事情は不明だが、この少年の兄弟(兄なのか弟なのかも分からない)は家族と共に暮らしていて、少年だけが児童養護施設にいるみたいだ。そして、時々会うその兄弟とは喧嘩をしないようで、そしてその事実が彼にとっては「家族である」という感覚に繋がっているというのだ。

この返答には、カメラマン(なのか監督なのか)も疑問を抱いたようで、「喧嘩できる方が家族って感じするけどね」とやんわり投げかけていたが、本作中にはそれに対する返答は映し出されなかった。もしかしたらだが、自分でも「ん?」と思ったのかもしれない。どうだろう。
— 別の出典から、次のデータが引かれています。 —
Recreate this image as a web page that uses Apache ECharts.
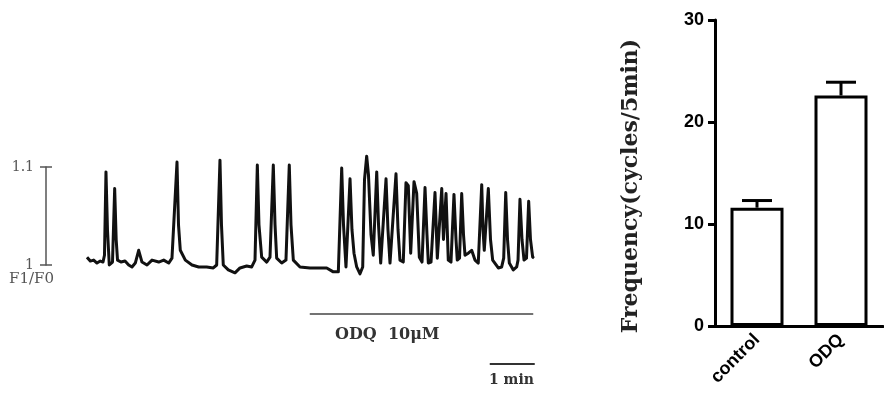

さて、映画の後半である女子高生が映し出される。彼女に対して「20年後どうなっていたらハッピーですか?」という問いかけをすると、「20年も生きていたくないです。ただでさえ、ここまでの17年大変だったのに。人間、生き地獄ですよ」みたいな返答をしていたのが印象的だった。傍目には、とても明るくて楽しく生きていそうな感じのする女の子だったので、余計にそう感じたのだと思う。

先ほど「ネパールにボランティアに行った」みたいな話を書いたが、その一人が彼女である。彼女は、「『自分って何なんだろう?』みたいなことを考えるのが苦しくて、だから何かにチャレンジしたかったんです」と、児童養護施設が企画したボランティアに参加を決めたのだそうだ。
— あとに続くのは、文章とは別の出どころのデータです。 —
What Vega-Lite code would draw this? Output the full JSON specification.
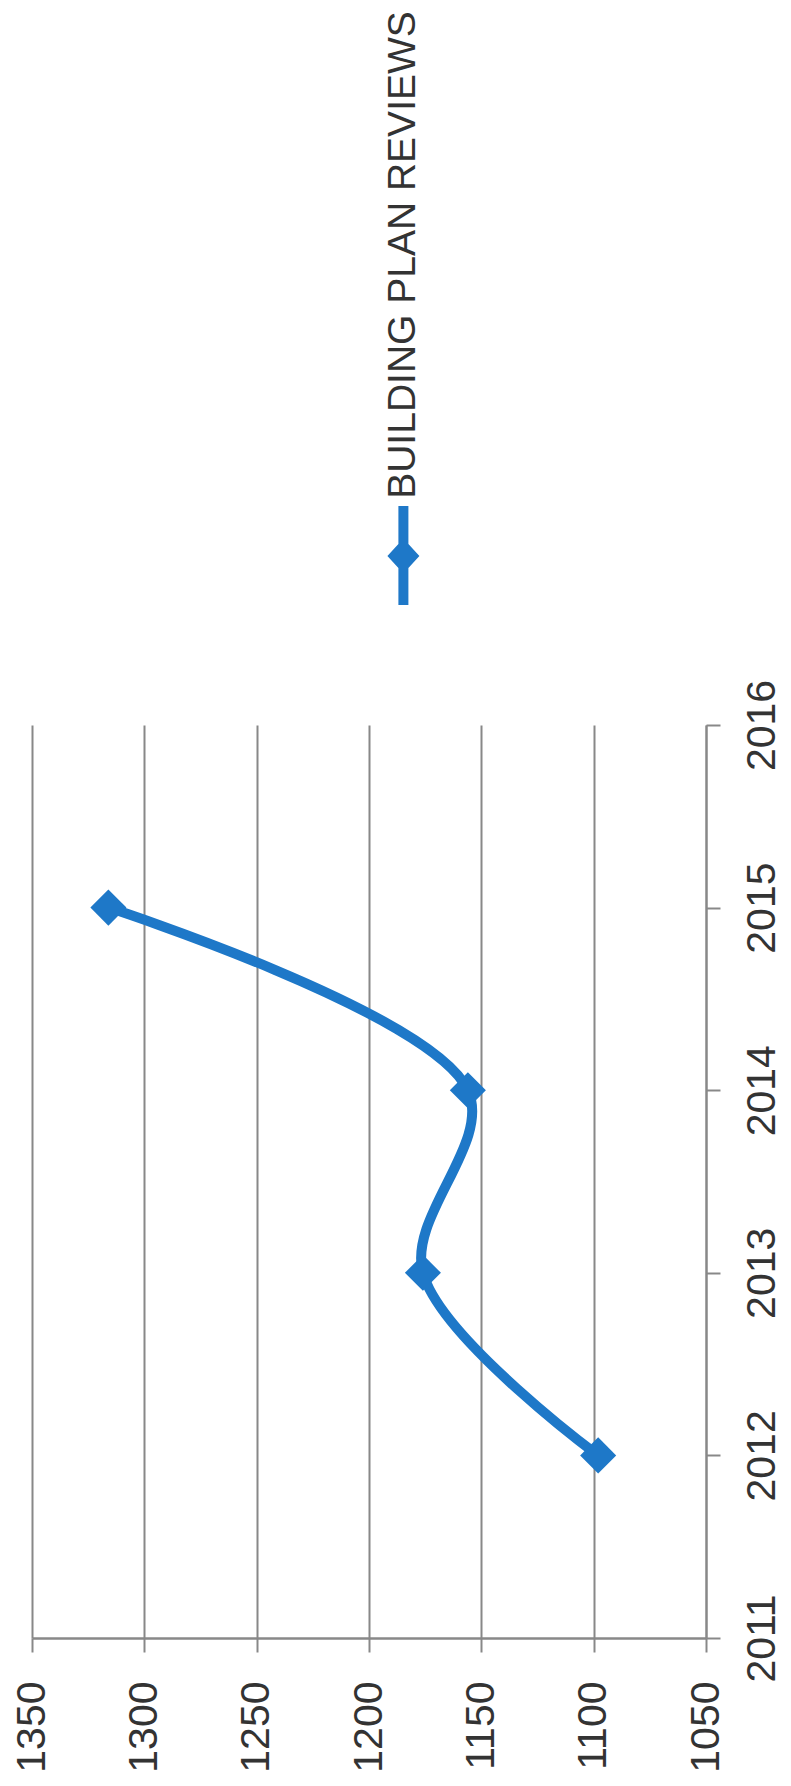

そのボランティアというのが、「ネパールの孤児院に行き、そこで暮らす子どもたちと遊び、日本の伝統文化を伝える」というものだった。そう、まさに自分と同じ境遇にいる子どもたちに会いに行く、というものだったのだ。

彼女は、そこで暮らす同い年の女の子と話をしながら、「日本に生まれ育って、『部屋を片付けられない』みたいなことでギャーギャー言ってる自分が恥ずかしい」みたいな話をしていた。また、話を聞いた女の子がそう思っているだけかもしれないが、ネパールの孤児院の子どもたちは「親はいないけど、みんなで一緒に生活しているから孤独を感じることがない」みたいなことを言っていた。一緒に暮らしている子どもたちは、家族みたいなものだ、と。しかしそれを聞いてもやはり、その女子高生は、「自分は施設で一緒に暮らす子たちを家族とは思えない」みたいに言っていた。
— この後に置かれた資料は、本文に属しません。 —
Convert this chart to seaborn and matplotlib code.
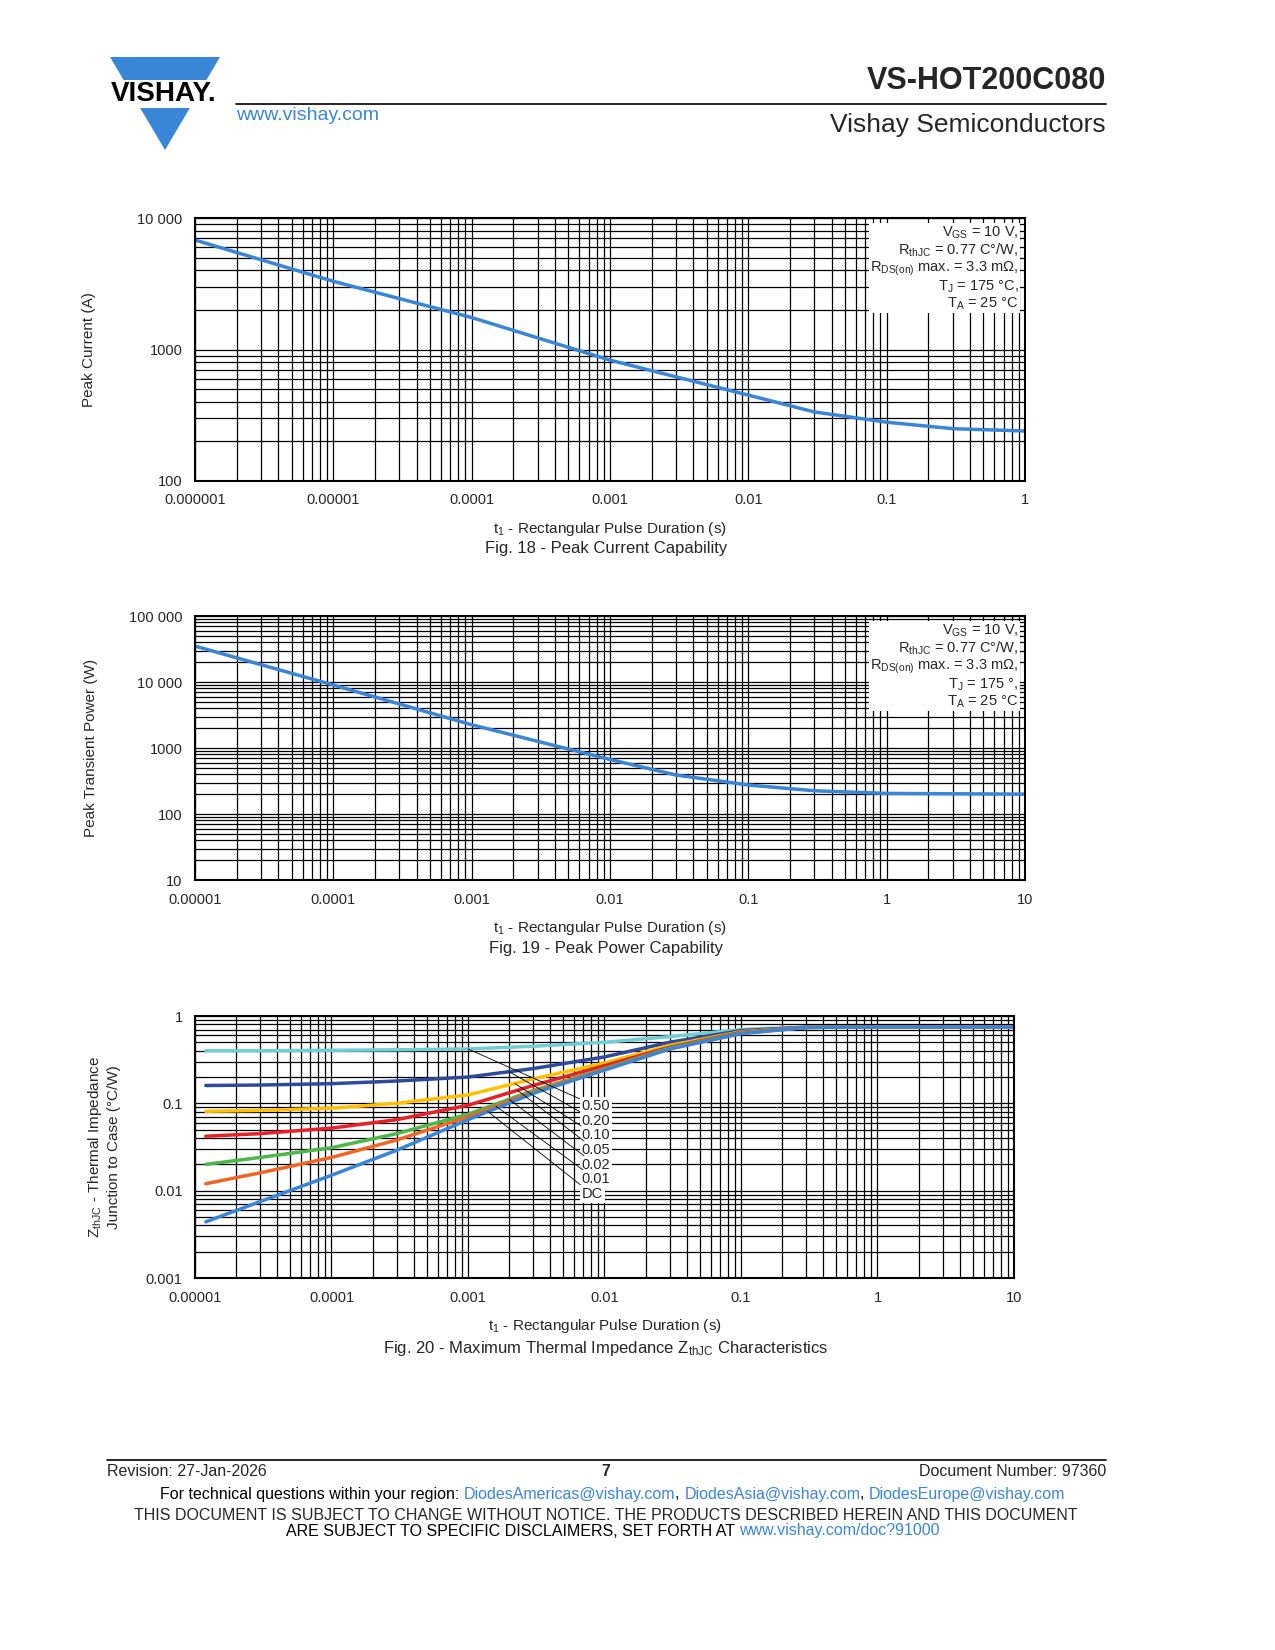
import numpy as np
import pandas as pd
import matplotlib
matplotlib.use("Agg")
import matplotlib.pyplot as plt
from matplotlib.patches import Polygon
from matplotlib.ticker import FixedLocator, FixedFormatter, LogLocator, NullFormatter
import seaborn as sns

fig18_t = [1e-6, 1e-5, 1e-4, 1e-3, 1e-2, 3e-2, 0.1, 0.3, 1.0]
fig18_i = [6800, 3300, 1750, 830, 450, 335, 280, 250, 240]

fig19_t = [1e-5, 1e-4, 1e-3, 1e-2, 3e-2, 0.1, 0.3, 1.0, 10.0]
fig19_p = [35000, 9000, 2250, 670, 390, 275, 225, 205, 200]

z_t = [1.2e-5, 3e-5, 1e-4, 3e-4, 1e-3, 3e-3, 1e-2, 3e-2, 0.1, 0.3, 1.0, 10.0]
z_dc = [0.0044, 0.0075, 0.015, 0.029, 0.065, 0.13, 0.24, 0.42, 0.63, 0.74, 0.75, 0.75]
z_001 = [0.012, 0.016, 0.024, 0.038, 0.07, 0.135, 0.245, 0.42, 0.63, 0.74, 0.75, 0.75]
z_002 = [0.020, 0.024, 0.031, 0.045, 0.075, 0.14, 0.25, 0.43, 0.64, 0.74, 0.75, 0.75]
z_005 = [0.042, 0.045, 0.052, 0.065, 0.095, 0.16, 0.27, 0.44, 0.65, 0.74, 0.75, 0.75]
z_010 = [0.081, 0.083, 0.088, 0.10, 0.125, 0.19, 0.29, 0.46, 0.66, 0.74, 0.75, 0.75]
z_020 = [0.16, 0.162, 0.168, 0.18, 0.20, 0.25, 0.34, 0.50, 0.68, 0.745, 0.75, 0.75]
z_050 = [0.40, 0.40, 0.405, 0.41, 0.42, 0.45, 0.50, 0.58, 0.70, 0.75, 0.75, 0.75]
duty_labels = ["0.50", "0.20", "0.10", "0.05", "0.02", "0.01", "DC"]
duty_colors = ["#6fcfd4", "#2e4a9a", "#ffc000", "#e8202a", "#4cb848", "#f26522", "#3a86d6"]
duty_series = [z_050, z_020, z_010, z_005, z_002, z_001, z_dc]
leader_x = [1e-3, 2e-3, 2.2e-3, 2.3e-3, 2e-3, 1.6e-3, 1.4e-3]

sns.set_style("white")
plt.rcParams["font.family"] = ["Liberation Sans", "DejaVu Sans"]
plt.rcParams["mathtext.default"] = "regular"

W, H = 1275, 1650
fig = plt.figure(figsize=(12.75, 16.5), dpi=100)

def ax_at(x0, y0, x1, y1):
    return fig.add_axes([x0 / W, 1 - y1 / H, (x1 - x0) / W, (y1 - y0) / H])

def style_log(ax, xlim, ylim, xt, xl, yt, yl):
    ax.set_xscale("log")
    ax.set_yscale("log")
    ax.set_xlim(*xlim)
    ax.set_ylim(*ylim)
    ax.xaxis.set_major_locator(FixedLocator(xt))
    ax.xaxis.set_major_formatter(FixedFormatter(xl))
    ax.yaxis.set_major_locator(FixedLocator(yt))
    ax.yaxis.set_major_formatter(FixedFormatter(yl))
    for a in (ax.xaxis, ax.yaxis):
        a.set_minor_locator(LogLocator(base=10, subs=np.arange(2, 10), numticks=50))
        a.set_minor_formatter(NullFormatter())
    ax.grid(True, which="both", color="black", lw=0.9)
    ax.tick_params(which="both", length=0, labelsize=10.5, pad=9)
    for s in ax.spines.values():
        s.set_color("black")
        s.set_linewidth(1.5)
    ax.set_xlabel("$t_1$ - Rectangular Pulse Duration (s)", fontsize=11, labelpad=9)

cond_text = ("$V_{GS}$ = 10 V,\n$R_{thJC}$ = 0.77 C°/W,\n$R_{DS(on)}$ max. = 3.3 mΩ,\n"
             "$T_J$ = 175 °C,\n$T_A$ = 25 °C")
cond_text19 = ("$V_{GS}$ = 10 V,\n$R_{thJC}$ = 0.77 C°/W,\n$R_{DS(on)}$ max. = 3.3 mΩ,\n"
               "$T_J$ = 175 °,\n$T_A$ = 25 °C")

# ---- Fig. 18 ----
ax1 = ax_at(195, 218, 1025, 481)
df18 = pd.DataFrame({"t": fig18_t, "i": fig18_i})
sns.lineplot(data=df18, x="t", y="i", ax=ax1, color="#3a86d6", lw=2.5)
style_log(ax1, (1e-6, 1), (100, 10000),
          [1e-6, 1e-5, 1e-4, 1e-3, 1e-2, 0.1, 1],
          ["0.000001", "0.00001", "0.0001", "0.001", "0.01", "0.1", "1"],
          [100, 1000, 10000], ["100", "1000", "10 000"])
ax1.set_ylabel("Peak Current (A)", fontsize=11, labelpad=30)
ax1.text(0.992, 0.975, cond_text, transform=ax1.transAxes, ha="right", va="top",
         fontsize=10.5, linespacing=1.05, bbox=dict(fc="white", ec="none", pad=1))
fig.text(606 / W, 1 - 549 / H, "Fig. 18 - Peak Current Capability", ha="center", va="center", fontsize=12)

# ---- Fig. 19 ----
ax2 = ax_at(195, 616, 1025, 880)
df19 = pd.DataFrame({"t": fig19_t, "p": fig19_p})
sns.lineplot(data=df19, x="t", y="p", ax=ax2, color="#3a86d6", lw=2.5)
style_log(ax2, (1e-5, 10), (10, 1e5),
          [1e-5, 1e-4, 1e-3, 1e-2, 0.1, 1, 10],
          ["0.00001", "0.0001", "0.001", "0.01", "0.1", "1", "10"],
          [10, 100, 1000, 10000, 100000], ["10", "100", "1000", "10 000", "100 000"])
ax2.set_ylabel("Peak Transient Power (W)", fontsize=11, labelpad=22)
ax2.text(0.992, 0.975, cond_text19, transform=ax2.transAxes, ha="right", va="top",
         fontsize=10.5, linespacing=1.05, bbox=dict(fc="white", ec="none", pad=1))
fig.text(606 / W, 1 - 948 / H, "Fig. 19 - Peak Power Capability", ha="center", va="center", fontsize=12)

# ---- Fig. 20 ----
ax3 = ax_at(195, 1016, 1014, 1278)
rows = []
for lab, ys in zip(duty_labels, duty_series):
    for t, z in zip(z_t, ys):
        rows.append({"t": t, "z": z, "duty": lab})
df20 = pd.DataFrame(rows)
sns.lineplot(data=df20, x="t", y="z", hue="duty", hue_order=duty_labels,
             palette=duty_colors, ax=ax3, lw=2.5, legend=False)
style_log(ax3, (1e-5, 10), (1e-3, 1),
          [1e-5, 1e-4, 1e-3, 1e-2, 0.1, 1, 10],
          ["0.00001", "0.0001", "0.001", "0.01", "0.1", "1", "10"],
          [1e-3, 1e-2, 0.1, 1], ["0.001", "0.01", "0.1", "1"])
ax3.set_ylabel("$Z_{thJC}$ - Thermal Impedance\nJunction to Case (°C/W)", fontsize=11, labelpad=18)
lab_x = 6.8e-3
for k, (lab, ys, lx) in enumerate(zip(duty_labels, duty_series, leader_x)):
    ly = 10 ** (np.log10(0.093) - 0.168 * k)
    sy = 10 ** np.interp(np.log10(lx), np.log10(z_t), np.log10(ys))
    ax3.annotate(lab, xy=(lx, sy), xytext=(lab_x, ly), fontsize=10.5, va="center", ha="left",
                 bbox=dict(fc="white", ec="none", pad=1.5),
                 arrowprops=dict(arrowstyle="-", color="black", lw=0.6, shrinkA=0, shrinkB=0))
fig.text(606 / W, 1 - 1348 / H, "Fig. 20 - Maximum Thermal Impedance $Z_{thJC}$ Characteristics",
         ha="center", va="center", fontsize=12)

# ---- header ----
fig.patches.append(Polygon([[110 / W, 1 - 57 / H], [220 / W, 1 - 57 / H], [165 / W, 1 - 150 / H]],
                           closed=True, transform=fig.transFigure, fc="#3a86d6", ec="none"))
fig.text(164 / W, 1 - 94 / H, "VISHAY.", ha="center", va="center", fontsize=20, fontweight="bold",
         color="black", bbox=dict(fc="white", ec="none", pad=0.5))
fig.text(236 / W, 1 - 116 / H, "www.vishay.com", ha="left", va="center", fontsize=14, color="#3a86d6")
fig.lines.append(plt.Line2D([236 / W, 1106 / W], [1 - 104 / H, 1 - 104 / H], transform=fig.transFigure,
                            color="black", lw=1.2))
fig.text(1106 / W, 1 - 81 / H, "VS-HOT200C080", ha="right", va="center", fontsize=22, fontweight="bold")
fig.text(1106 / W, 1 - 125 / H, "Vishay Semiconductors", ha="right", va="center", fontsize=19)

# ---- footer ----
fig.lines.append(plt.Line2D([107 / W, 1106 / W], [1 - 1460 / H, 1 - 1460 / H], transform=fig.transFigure,
                            color="black", lw=1.2))
fig.text(107 / W, 1 - 1472 / H, "Revision: 27-Jan-2026", ha="left", va="center", fontsize=11.5)
fig.text(606 / W, 1 - 1472 / H, "7", ha="center", va="center", fontsize=11.5, fontweight="bold")
fig.text(1106 / W, 1 - 1472 / H, "Document Number: 97360", ha="right", va="center", fontsize=11.5)

renderer = fig.canvas.get_renderer()

def chain(x0, y, parts):
    x = x0
    for txt, col in parts:
        t = fig.text(x / W, 1 - y / H, txt, ha="left", va="center", fontsize=11.5, color=col)
        x += t.get_window_extent(renderer).width

blue = "#3a86d6"
chain(160, 1494, [("For technical questions within your region: ", "black"),
                  ("DiodesAmericas@vishay.com", blue), (", ", "black"),
                  ("DiodesAsia@vishay.com", blue), (", ", "black"),
                  ("DiodesEurope@vishay.com", blue)])
fig.text(606 / W, 1 - 1515 / H, "THIS DOCUMENT IS SUBJECT TO CHANGE WITHOUT NOTICE. THE PRODUCTS DESCRIBED HEREIN AND THIS DOCUMENT",
         ha="center", va="center", fontsize=11.5)
chain(286, 1531, [("ARE SUBJECT TO SPECIFIC DISCLAIMERS, SET FORTH AT ", "black"),
                  ("www.vishay.com/doc?91000", blue)])

fig.savefig("out.png", dpi=100)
そんな彼女は、高校2年生の時に初めて母親に会ったそうだ。もちろん、その辺りの事情も不明である。そして、18歳が間近に迫った彼女は「自立支援」という部屋に移ることになった。どうやらこの部屋は「単身者用のアパート」を模した造りになっているようで、「児童養護施設を出ていきなり一人暮らしをするのは大変だろうから、先に少し慣れておこう」という意図で用意されているようだ。こういう部屋が存在するという点も、この施設が子どもたちのことをよく考えている印象に繋がっていて、僕にはとても良い環境に見えた。

で、彼女はたぶん最初は「再会を果たした母親と一緒に暮らす」というつもりでいたみたいなのだが、しばらくして考えが変わったようだ。彼女は、施設の職員も心配するぐらい「依存体質」だそうで、何かに依存していないと心が辛くなってしまう感じだという。そして彼女自身も自分のそんな性格を理解していて、「お母さんと一緒に暮らしたら、甘えて、今やってること(※家事など)は全部やらなくなると思う」みたいに言っていた。

そしてそれに続けて口にしていたことが、「あぁ、良い言葉だなぁ」と感じられるものだったのだ。

【たぶん、一緒にいない方が、長く一緒にいられるんだろうと思う。】

言葉的には矛盾しているが、「なるほど、確かに」と感じさせる発言だった。結局彼女がどういう決断をしたのかはよく分からないが、何にせよ、「生き地獄」なんて感じずに済むような生き方が出来ていればいいなと思う。

というわけで、予想に違わずとても素敵な作品だった。ドキュメンタリー映画っぽくなく(というと若干偏見も含まれるが)映像が結構綺麗で、ドキュメンタリー映画をあまり観ないという方もそこまで抵抗なく観れるんじゃないかと思う。とても素敵な映画だった。